We may still have editor for these tags, but in most of the cases I
think it should be transparent to the user and provide more flexibility
for linking/comparing tags/branches.
Thanks
Eugene
Mark Phippard wrote:
> I have been thinking about this request and can see the value that an easy
> solution can bring. Let me lay out there what I can realistically see
> doing and get some feedback. I will warn you right now, my main concern in
> tackling a feature like this is that due to the limitation in the design of
> Subversion, I do not think we can provide all of the features users want.
> I am concerned that if we try to solve part of the problem it will just
> constantly raise the other issues and we will either be forced to provide
> hack after hack, or just not do anything.
>
> This proposal really only tackles one area ... showing tag/alias
> information in the History view. This would provide a bit more information
> when browsing the history of a file and would make it easier to know what
> revisions of a file to compare when doing analysis. Finally, this
> information would likely only be available when browsing the history of
> files that are in your local working copy. If viewing history from the
> repository browser, this information would not be available.
>
> 1) When browsing the history of a local file, we would check all parent
> folders back to the project root for the presence of a Subversion property
> named: subclipse:tags. This property would contain information on revision
> numbers and tags/aliases like this:
>
> 110 REL1.0
> 184 REL1.1
> 241 REL2.0
> 300 REL2.5
>
> etc...
>
> Format would be revnum + whitespace + tag/alias + newline
>
> There could be any number of these pairs in the single property. If the
> properties are found in multiple parents they will be merged.
>
> 2) History view would have a Tags/Aliases column added to show the tags
> that apply to each revision of the file. Basically, you would be loading
> the history from highest revision to lowest and you would have an array of
> aliases. As you processed each revision you would pull out of the array
> the aliases that were greater than or equal to the revision of the item
> being looked at. A single revision might have more than one alias, but an
> alias could only apply to a single revision.
>
> Let's call up to here Milestone 1. At this point the main goal of the
> feature would be implemented.
>
> 3) Add a nice GUI editor for maintaining the property that would handle
> the details of parsing and rewriting the property. The editor would give
> basic CRUD functionality and also have a feature that lets you browse a URL
> and select a bunch of tag folders to create aliases. The tools would pull
> in the name of the tag folder and the last changed revision of the folder.
>
> This would be Milestone 2. Same basic feature, a bit easier to use.
>
> 4) Enhance the Create Branch/Tag action to have an option to add the tag
> that was just created to the property. This would mean the folder with the
> property would be modified after the tag was created and would have to be
> committed.
>
> This would be the Final Milestone. Feature would be fully implemented.
>
> Discussion Points:
>
> 1) Use of Subversion property for storing this information. This has a
> lot of advantages, namely that once someone configures the aliases, every
> user in the project gets the feature for free. Also, it means we do not
> have to write a lot of I/O routines for storing/retrieving the information.
>
> This also has downsides.
>
> Property changes have to be committed. I figure if you do not have commit
> rights to a project and/or enough clout to add the property to the
> repository, then you probably do not really need this feature that bad
> anyway. In projects that mostly use Subclipse, the Release Manager would
> probably just keep the property maintained as part of creating the tags.
>
> Properties are copied. So they will flow into branches and tags. Not
> necessarily a bad thing.
>
> Alternative would be to store the information locally in Eclipse .metadata.
>
> 2) Feature is fake. It is relying on the true concept of a tag. There is
> no knowledge of the tag location and compares are not done against the tag.
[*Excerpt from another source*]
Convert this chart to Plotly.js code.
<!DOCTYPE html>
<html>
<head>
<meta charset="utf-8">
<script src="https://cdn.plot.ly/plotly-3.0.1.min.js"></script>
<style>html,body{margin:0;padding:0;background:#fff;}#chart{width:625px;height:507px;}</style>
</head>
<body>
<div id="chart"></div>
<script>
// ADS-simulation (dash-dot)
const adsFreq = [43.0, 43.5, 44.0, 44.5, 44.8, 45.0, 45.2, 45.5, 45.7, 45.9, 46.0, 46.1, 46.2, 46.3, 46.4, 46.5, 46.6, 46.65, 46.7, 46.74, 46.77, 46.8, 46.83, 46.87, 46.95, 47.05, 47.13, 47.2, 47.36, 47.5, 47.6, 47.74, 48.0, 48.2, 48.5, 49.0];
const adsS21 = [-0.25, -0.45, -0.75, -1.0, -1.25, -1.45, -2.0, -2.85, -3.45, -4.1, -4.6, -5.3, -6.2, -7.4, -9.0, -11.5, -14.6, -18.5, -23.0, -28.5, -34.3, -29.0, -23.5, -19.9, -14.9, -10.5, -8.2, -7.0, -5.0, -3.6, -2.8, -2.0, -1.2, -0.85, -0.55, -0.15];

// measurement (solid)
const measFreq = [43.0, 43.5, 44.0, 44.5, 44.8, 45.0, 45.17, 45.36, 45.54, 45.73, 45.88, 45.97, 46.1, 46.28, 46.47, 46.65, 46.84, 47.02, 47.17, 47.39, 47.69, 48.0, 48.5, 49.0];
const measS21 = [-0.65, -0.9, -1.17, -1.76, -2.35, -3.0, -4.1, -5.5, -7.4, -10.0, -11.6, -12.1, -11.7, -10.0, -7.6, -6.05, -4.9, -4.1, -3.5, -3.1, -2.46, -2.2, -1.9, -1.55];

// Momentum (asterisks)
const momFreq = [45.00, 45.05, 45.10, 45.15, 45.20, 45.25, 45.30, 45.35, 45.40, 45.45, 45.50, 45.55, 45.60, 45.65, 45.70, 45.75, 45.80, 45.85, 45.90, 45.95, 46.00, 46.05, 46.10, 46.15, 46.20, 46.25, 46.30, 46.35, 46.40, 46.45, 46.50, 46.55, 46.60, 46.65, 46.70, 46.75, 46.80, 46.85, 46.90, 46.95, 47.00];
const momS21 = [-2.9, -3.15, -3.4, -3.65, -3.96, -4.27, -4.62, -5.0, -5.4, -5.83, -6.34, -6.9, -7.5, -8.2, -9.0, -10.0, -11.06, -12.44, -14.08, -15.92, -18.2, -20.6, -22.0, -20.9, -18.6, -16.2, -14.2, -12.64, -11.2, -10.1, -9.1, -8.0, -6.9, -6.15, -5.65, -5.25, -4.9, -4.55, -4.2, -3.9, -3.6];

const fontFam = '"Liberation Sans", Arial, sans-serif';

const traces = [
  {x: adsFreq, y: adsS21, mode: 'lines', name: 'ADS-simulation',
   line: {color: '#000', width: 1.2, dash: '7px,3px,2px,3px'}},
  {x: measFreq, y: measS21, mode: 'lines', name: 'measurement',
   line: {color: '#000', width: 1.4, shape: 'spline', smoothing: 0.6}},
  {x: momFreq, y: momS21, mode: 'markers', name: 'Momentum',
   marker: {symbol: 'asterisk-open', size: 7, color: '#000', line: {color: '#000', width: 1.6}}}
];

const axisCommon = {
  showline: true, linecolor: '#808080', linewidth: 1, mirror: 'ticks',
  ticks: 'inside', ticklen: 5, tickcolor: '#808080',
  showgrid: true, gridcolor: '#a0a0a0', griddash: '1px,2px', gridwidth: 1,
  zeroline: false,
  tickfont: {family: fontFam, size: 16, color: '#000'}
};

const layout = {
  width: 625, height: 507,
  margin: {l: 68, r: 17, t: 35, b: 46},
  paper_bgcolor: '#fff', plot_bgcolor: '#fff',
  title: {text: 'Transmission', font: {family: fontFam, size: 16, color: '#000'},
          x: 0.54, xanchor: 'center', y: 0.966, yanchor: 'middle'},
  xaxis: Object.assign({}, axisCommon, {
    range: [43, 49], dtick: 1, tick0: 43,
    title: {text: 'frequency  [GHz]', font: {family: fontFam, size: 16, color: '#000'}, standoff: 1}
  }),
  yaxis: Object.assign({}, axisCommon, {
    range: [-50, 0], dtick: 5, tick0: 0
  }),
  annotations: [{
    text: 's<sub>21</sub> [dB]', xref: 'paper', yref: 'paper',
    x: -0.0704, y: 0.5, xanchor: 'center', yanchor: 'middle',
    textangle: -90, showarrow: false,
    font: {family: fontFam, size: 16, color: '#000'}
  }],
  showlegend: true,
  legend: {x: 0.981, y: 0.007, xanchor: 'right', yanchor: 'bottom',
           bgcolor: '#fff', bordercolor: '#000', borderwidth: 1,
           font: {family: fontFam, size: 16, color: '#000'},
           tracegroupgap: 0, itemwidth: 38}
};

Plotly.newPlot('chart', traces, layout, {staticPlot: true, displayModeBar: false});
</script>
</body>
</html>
> Instead, it is based on the assumption that the version of the file that
> was copied into the tag is the final version in the tag. This is a fairly
> safe assumption, but it means the feature doesn't really do anything for
> branches.
>
> All in all, I feel pretty good about the idea. I think it is tackling an
> area that the Subversion developers do not have a lot of plans for. Most
> of the ideas they are pursuing would be hard to make use of in Subclipse,
> especially unless we get an ability to turn an svn diff into a graphical
> Eclipse compare.
>
> Please provide some feedback. I am working on a CVS-style Checkout wizard
> right now, and when that is done, I would like to look at this.